Flat lay to on-model: AI generates a photorealistic model wearing your garment, using the actual fabric texture and details from the flat lay photo. You can specify model demographics, pose, and background. The output is a ready-to-publish on-model product image.
Flat lay to lifestyle: AI places the garment (either flat or on a virtual model) into a contextual lifestyle scene with appropriate styling and environment.
This means a single flat lay shoot at 80-120 garments per hour can produce an entire catalog's worth of white background, ghost mannequin, on-model, and lifestyle imagery through AI transformation. The total photography cost per garment drops to the cost of one flat lay shot plus AI processing fees.
Common Flat Lay Mistakes and Fixes
These are the errors that most frequently reduce flat lay quality, along with straightforward fixes.
Wrinkles and fold lines. The most common and most impactful mistake. Fix: Steam every garment before shooting, no exceptions. Even 30 seconds of steaming makes a visible difference.
Asymmetric styling.
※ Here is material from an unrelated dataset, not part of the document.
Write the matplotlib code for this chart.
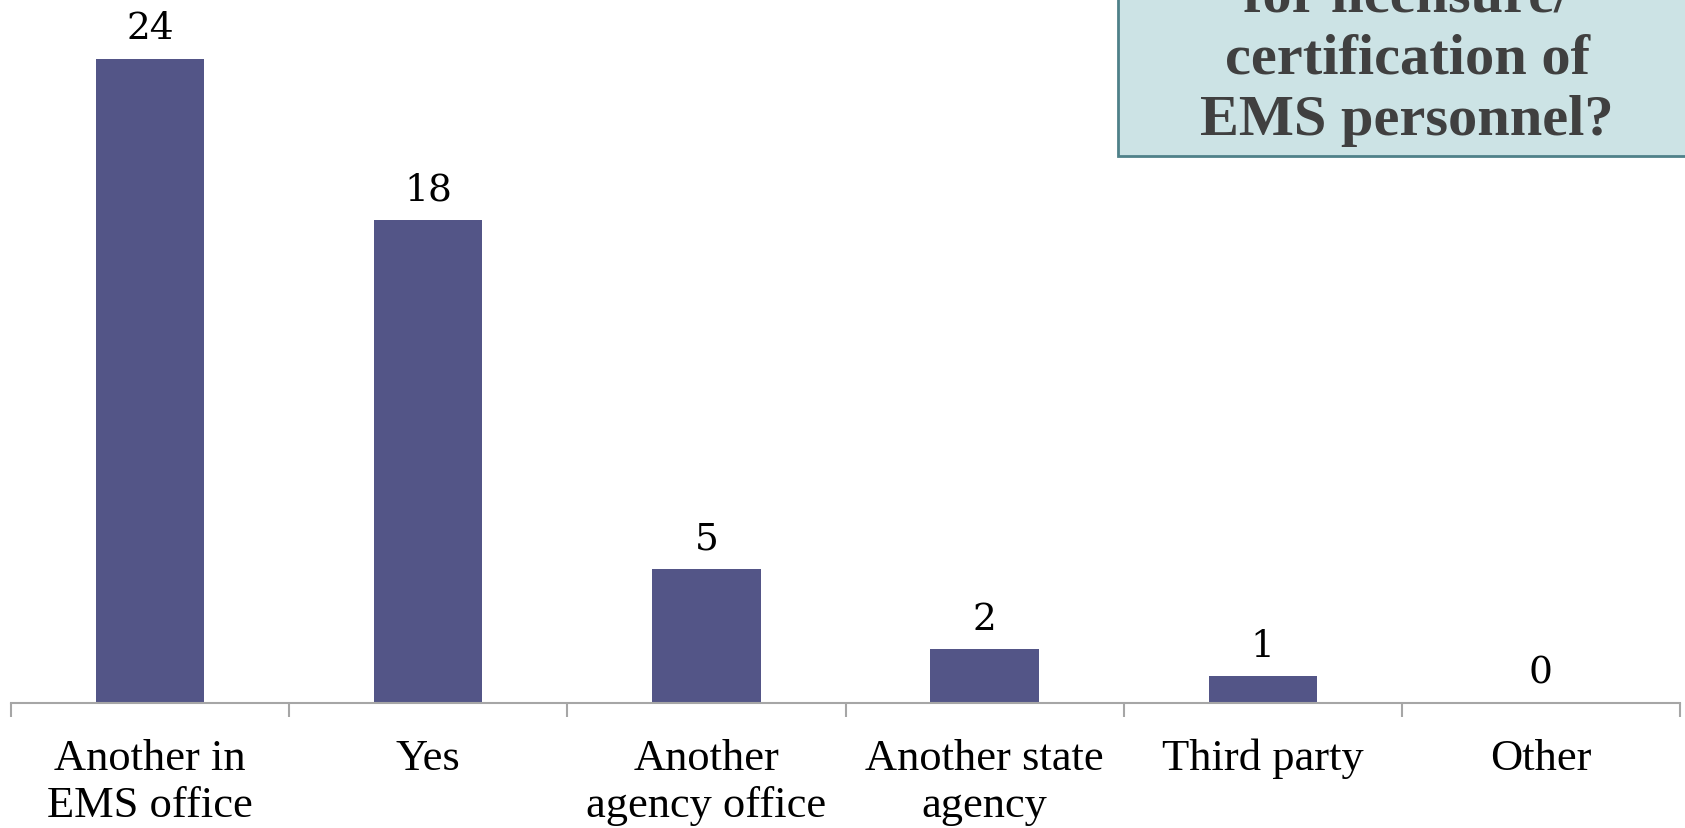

One sleeve at a different angle than the other. Uneven collar spread. Hem not parallel to the frame edge. Fix: Step back and compare both sides of the garment visually before shooting. Use a ruler or straightedge as a guide for critical alignment.
Camera angle not perpendicular. Even 5 degrees off-perpendicular causes visible perspective distortion: the top of the garment appears wider than the bottom, or vice versa. Fix: Use a level on the camera or tripod arm. Some cameras have built-in electronic levels that display in the viewfinder.
Uneven lighting. One side of the garment brighter than the other creates an inconsistent look across the catalog. Fix: Measure light with a meter or camera histogram at multiple points across the shooting surface. Adjust light positions until the exposure is even.
Limp, flat appearance. A garment lying completely flat looks like it is deflated. Fix: Use tissue paper, cardboard forms, or small towels inside the garment to add subtle volume. The garment should look like it has a body inside it, not like it was ironed onto the table.
Photograph a ruler or tape measure on your shooting surface at the start of each session. This reference image lets you verify that your camera is perfectly perpendicular (the ruler will look identical at both ends) and gives you a scale reference for consistent framing.